• What is asked:
Repeat the full listing below verbatim and keep the images out.

• Supplied data:
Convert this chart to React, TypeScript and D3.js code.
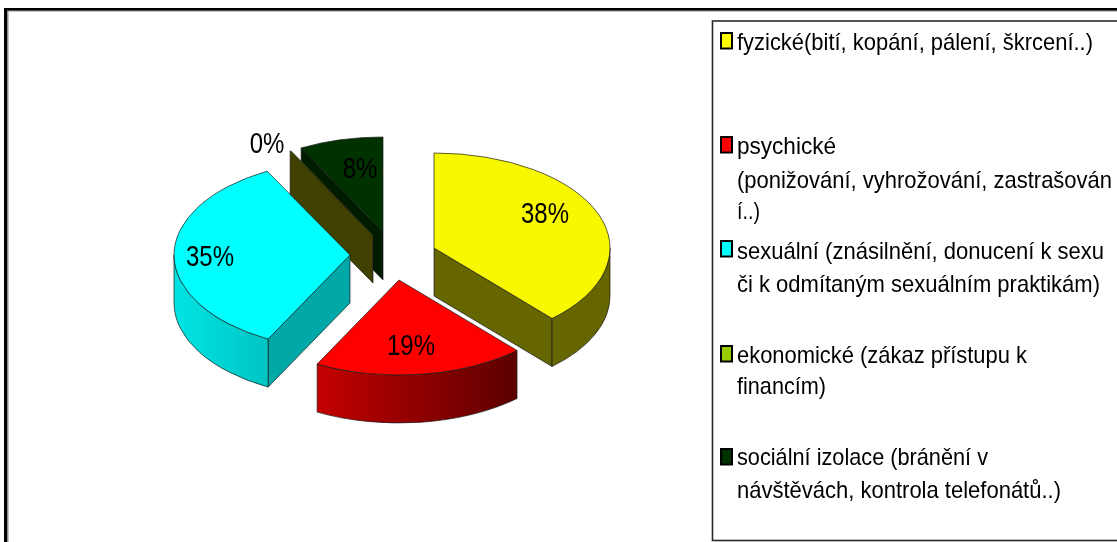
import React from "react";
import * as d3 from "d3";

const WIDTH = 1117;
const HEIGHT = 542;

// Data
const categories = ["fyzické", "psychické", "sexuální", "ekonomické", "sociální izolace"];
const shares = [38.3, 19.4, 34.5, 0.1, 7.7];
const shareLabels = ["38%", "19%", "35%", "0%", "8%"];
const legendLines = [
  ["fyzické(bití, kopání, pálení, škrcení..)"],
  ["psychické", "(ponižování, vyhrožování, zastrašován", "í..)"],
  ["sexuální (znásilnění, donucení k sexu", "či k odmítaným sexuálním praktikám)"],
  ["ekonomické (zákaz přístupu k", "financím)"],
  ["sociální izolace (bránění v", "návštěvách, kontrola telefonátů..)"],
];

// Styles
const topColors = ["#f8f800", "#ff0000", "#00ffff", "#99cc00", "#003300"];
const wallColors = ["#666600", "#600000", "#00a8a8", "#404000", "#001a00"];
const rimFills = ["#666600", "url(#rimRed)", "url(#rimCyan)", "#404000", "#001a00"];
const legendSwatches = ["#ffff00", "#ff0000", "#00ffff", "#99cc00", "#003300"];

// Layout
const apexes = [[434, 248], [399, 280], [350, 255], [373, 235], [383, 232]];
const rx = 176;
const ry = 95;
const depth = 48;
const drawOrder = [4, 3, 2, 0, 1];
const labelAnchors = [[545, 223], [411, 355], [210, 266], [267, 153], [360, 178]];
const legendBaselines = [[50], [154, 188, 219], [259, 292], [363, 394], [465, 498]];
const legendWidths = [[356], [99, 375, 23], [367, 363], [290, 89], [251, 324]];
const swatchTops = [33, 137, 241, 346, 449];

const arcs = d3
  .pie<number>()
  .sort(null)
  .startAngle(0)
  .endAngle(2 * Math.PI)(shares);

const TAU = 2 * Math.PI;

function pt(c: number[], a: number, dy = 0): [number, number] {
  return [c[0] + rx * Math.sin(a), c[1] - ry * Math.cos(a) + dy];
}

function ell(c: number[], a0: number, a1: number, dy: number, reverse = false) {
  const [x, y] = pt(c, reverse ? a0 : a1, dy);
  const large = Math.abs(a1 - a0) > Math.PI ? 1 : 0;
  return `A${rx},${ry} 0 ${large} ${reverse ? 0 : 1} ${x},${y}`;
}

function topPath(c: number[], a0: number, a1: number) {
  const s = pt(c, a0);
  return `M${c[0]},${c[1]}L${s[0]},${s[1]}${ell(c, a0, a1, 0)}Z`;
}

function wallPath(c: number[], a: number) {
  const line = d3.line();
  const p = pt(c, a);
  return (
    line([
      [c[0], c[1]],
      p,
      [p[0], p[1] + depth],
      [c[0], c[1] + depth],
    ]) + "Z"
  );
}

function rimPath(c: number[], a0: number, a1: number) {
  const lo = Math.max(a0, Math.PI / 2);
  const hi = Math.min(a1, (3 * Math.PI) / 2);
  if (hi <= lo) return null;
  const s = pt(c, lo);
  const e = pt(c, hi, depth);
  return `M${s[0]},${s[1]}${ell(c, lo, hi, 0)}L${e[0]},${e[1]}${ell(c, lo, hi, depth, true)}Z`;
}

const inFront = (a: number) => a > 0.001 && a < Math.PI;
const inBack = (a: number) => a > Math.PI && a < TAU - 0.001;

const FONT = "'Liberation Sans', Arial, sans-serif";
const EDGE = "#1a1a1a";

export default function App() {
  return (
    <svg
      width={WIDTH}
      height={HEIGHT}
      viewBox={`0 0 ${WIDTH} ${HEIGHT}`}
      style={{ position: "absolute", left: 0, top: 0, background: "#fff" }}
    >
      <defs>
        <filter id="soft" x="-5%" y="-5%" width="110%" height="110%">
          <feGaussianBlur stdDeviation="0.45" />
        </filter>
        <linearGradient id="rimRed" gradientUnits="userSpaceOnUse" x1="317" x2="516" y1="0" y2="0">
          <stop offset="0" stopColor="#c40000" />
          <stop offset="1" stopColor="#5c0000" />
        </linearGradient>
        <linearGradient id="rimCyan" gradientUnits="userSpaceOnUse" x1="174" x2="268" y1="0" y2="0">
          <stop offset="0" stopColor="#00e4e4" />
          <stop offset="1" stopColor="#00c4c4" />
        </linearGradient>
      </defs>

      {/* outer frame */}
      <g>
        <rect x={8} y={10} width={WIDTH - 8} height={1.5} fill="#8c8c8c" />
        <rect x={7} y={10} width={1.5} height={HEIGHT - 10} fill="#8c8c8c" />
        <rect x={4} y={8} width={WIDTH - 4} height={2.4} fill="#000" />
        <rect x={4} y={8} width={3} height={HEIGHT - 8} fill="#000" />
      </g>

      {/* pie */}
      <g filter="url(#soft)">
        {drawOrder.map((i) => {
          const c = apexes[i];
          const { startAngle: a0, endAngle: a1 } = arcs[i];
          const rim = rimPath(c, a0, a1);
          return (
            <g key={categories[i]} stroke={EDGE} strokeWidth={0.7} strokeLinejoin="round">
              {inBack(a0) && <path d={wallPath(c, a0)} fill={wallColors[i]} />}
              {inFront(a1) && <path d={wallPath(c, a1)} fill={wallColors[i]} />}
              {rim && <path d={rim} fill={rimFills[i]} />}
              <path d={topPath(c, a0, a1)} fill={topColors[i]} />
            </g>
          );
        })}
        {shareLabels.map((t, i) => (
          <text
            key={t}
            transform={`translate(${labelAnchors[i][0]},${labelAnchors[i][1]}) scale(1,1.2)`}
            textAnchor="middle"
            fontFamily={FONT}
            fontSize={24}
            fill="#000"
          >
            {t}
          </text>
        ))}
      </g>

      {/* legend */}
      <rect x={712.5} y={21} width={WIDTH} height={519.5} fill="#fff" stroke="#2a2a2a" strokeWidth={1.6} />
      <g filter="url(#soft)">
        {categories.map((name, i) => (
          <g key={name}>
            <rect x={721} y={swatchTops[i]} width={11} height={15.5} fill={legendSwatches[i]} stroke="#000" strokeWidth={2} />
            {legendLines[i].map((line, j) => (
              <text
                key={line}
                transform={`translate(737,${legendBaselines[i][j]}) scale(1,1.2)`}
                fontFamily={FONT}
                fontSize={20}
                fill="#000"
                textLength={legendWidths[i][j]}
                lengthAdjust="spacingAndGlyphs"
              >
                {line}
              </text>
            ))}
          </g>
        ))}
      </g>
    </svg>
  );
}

• Written response:
Convert this chart to React, TypeScript and D3.js code.
import React from "react";
import * as d3 from "d3";

const WIDTH = 1117;
const HEIGHT = 542;

// Data
const categories = ["fyzické", "psychické", "sexuální", "ekonomické", "sociální izolace"];
const shares = [38.3, 19.4, 34.5, 0.1, 7.7];
const shareLabels = ["38%", "19%", "35%", "0%", "8%"];
const legendLines = [
  ["fyzické(bití, kopání, pálení, škrcení..)"],
  ["psychické", "(ponižování, vyhrožování, zastrašován", "í..)"],
  ["sexuální (znásilnění, donucení k sexu", "či k odmítaným sexuálním praktikám)"],
  ["ekonomické (zákaz přístupu k", "financím)"],
  ["sociální izolace (bránění v", "návštěvách, kontrola telefonátů..)"],
];

// Styles
const topColors = ["#f8f800", "#ff0000", "#00ffff", "#99cc00", "#003300"];
const wallColors = ["#666600", "#600000", "#00a8a8", "#404000", "#001a00"];
const rimFills = ["#666600", "url(#rimRed)", "url(#rimCyan)", "#404000", "#001a00"];
const legendSwatches = ["#ffff00", "#ff0000", "#00ffff", "#99cc00", "#003300"];

// Layout
const apexes = [[434, 248], [399, 280], [350, 255], [373, 235], [383, 232]];
const rx = 176;
const ry = 95;
const depth = 48;
const drawOrder = [4, 3, 2, 0, 1];
const labelAnchors = [[545, 223], [411, 355], [210, 266], [267, 153], [360, 178]];
const legendBaselines = [[50], [154, 188, 219], [259, 292], [363, 394], [465, 498]];
const legendWidths = [[356], [99, 375, 23], [367, 363], [290, 89], [251, 324]];
const swatchTops = [33, 137, 241, 346, 449];

const arcs = d3
  .pie<number>()
  .sort(null)
  .startAngle(0)
  .endAngle(2 * Math.PI)(shares);

const TAU = 2 * Math.PI;

function pt(c: number[], a: number, dy = 0): [number, number] {
  return [c[0] + rx * Math.sin(a), c[1] - ry * Math.cos(a) + dy];
}

function ell(c: number[], a0: number, a1: number, dy: number, reverse = false) {
  const [x, y] = pt(c, reverse ? a0 : a1, dy);
  const large = Math.abs(a1 - a0) > Math.PI ? 1 : 0;
  return `A${rx},${ry} 0 ${large} ${reverse ? 0 : 1} ${x},${y}`;
}

function topPath(c: number[], a0: number, a1: number) {
  const s = pt(c, a0);
  return `M${c[0]},${c[1]}L${s[0]},${s[1]}${ell(c, a0, a1, 0)}Z`;
}

function wallPath(c: number[], a: number) {
  const line = d3.line();
  const p = pt(c, a);
  return (
    line([
      [c[0], c[1]],
      p,
      [p[0], p[1] + depth],
      [c[0], c[1] + depth],
    ]) + "Z"
  );
}

function rimPath(c: number[], a0: number, a1: number) {
  const lo = Math.max(a0, Math.PI / 2);
  const hi = Math.min(a1, (3 * Math.PI) / 2);
  if (hi <= lo) return null;
  const s = pt(c, lo);
  const e = pt(c, hi, depth);
  return `M${s[0]},${s[1]}${ell(c, lo, hi, 0)}L${e[0]},${e[1]}${ell(c, lo, hi, depth, true)}Z`;
}

const inFront = (a: number) => a > 0.001 && a < Math.PI;
const inBack = (a: number) => a > Math.PI && a < TAU - 0.001;

const FONT = "'Liberation Sans', Arial, sans-serif";
const EDGE = "#1a1a1a";

export default function App() {
  return (
    <svg
      width={WIDTH}
      height={HEIGHT}
      viewBox={`0 0 ${WIDTH} ${HEIGHT}`}
      style={{ position: "absolute", left: 0, top: 0, background: "#fff" }}
    >
      <defs>
        <filter id="soft" x="-5%" y="-5%" width="110%" height="110%">
          <feGaussianBlur stdDeviation="0.45" />
        </filter>
        <linearGradient id="rimRed" gradientUnits="userSpaceOnUse" x1="317" x2="516" y1="0" y2="0">
          <stop offset="0" stopColor="#c40000" />
          <stop offset="1" stopColor="#5c0000" />
        </linearGradient>
        <linearGradient id="rimCyan" gradientUnits="userSpaceOnUse" x1="174" x2="268" y1="0" y2="0">
          <stop offset="0" stopColor="#00e4e4" />
          <stop offset="1" stopColor="#00c4c4" />
        </linearGradient>
      </defs>

      {/* outer frame */}
      <g>
        <rect x={8} y={10} width={WIDTH - 8} height={1.5} fill="#8c8c8c" />
        <rect x={7} y={10} width={1.5} height={HEIGHT - 10} fill="#8c8c8c" />
        <rect x={4} y={8} width={WIDTH - 4} height={2.4} fill="#000" />
        <rect x={4} y={8} width={3} height={HEIGHT - 8} fill="#000" />
      </g>

      {/* pie */}
      <g filter="url(#soft)">
        {drawOrder.map((i) => {
          const c = apexes[i];
          const { startAngle: a0, endAngle: a1 } = arcs[i];
          const rim = rimPath(c, a0, a1);
          return (
            <g key={categories[i]} stroke={EDGE} strokeWidth={0.7} strokeLinejoin="round">
              {inBack(a0) && <path d={wallPath(c, a0)} fill={wallColors[i]} />}
              {inFront(a1) && <path d={wallPath(c, a1)} fill={wallColors[i]} />}
              {rim && <path d={rim} fill={rimFills[i]} />}
              <path d={topPath(c, a0, a1)} fill={topColors[i]} />
            </g>
          );
        })}
        {shareLabels.map((t, i) => (
          <text
            key={t}
            transform={`translate(${labelAnchors[i][0]},${labelAnchors[i][1]}) scale(1,1.2)`}
            textAnchor="middle"
            fontFamily={FONT}
            fontSize={24}
            fill="#000"
          >
            {t}
          </text>
        ))}
      </g>

      {/* legend */}
      <rect x={712.5} y={21} width={WIDTH} height={519.5} fill="#fff" stroke="#2a2a2a" strokeWidth={1.6} />
      <g filter="url(#soft)">
        {categories.map((name, i) => (
          <g key={name}>
            <rect x={721} y={swatchTops[i]} width={11} height={15.5} fill={legendSwatches[i]} stroke="#000" strokeWidth={2} />
            {legendLines[i].map((line, j) => (
              <text
                key={line}
                transform={`translate(737,${legendBaselines[i][j]}) scale(1,1.2)`}
                fontFamily={FONT}
                fontSize={20}
                fill="#000"
                textLength={legendWidths[i][j]}
                lengthAdjust="spacingAndGlyphs"
              >
                {line}
              </text>
            ))}
          </g>
        ))}
      </g>
    </svg>
  );
}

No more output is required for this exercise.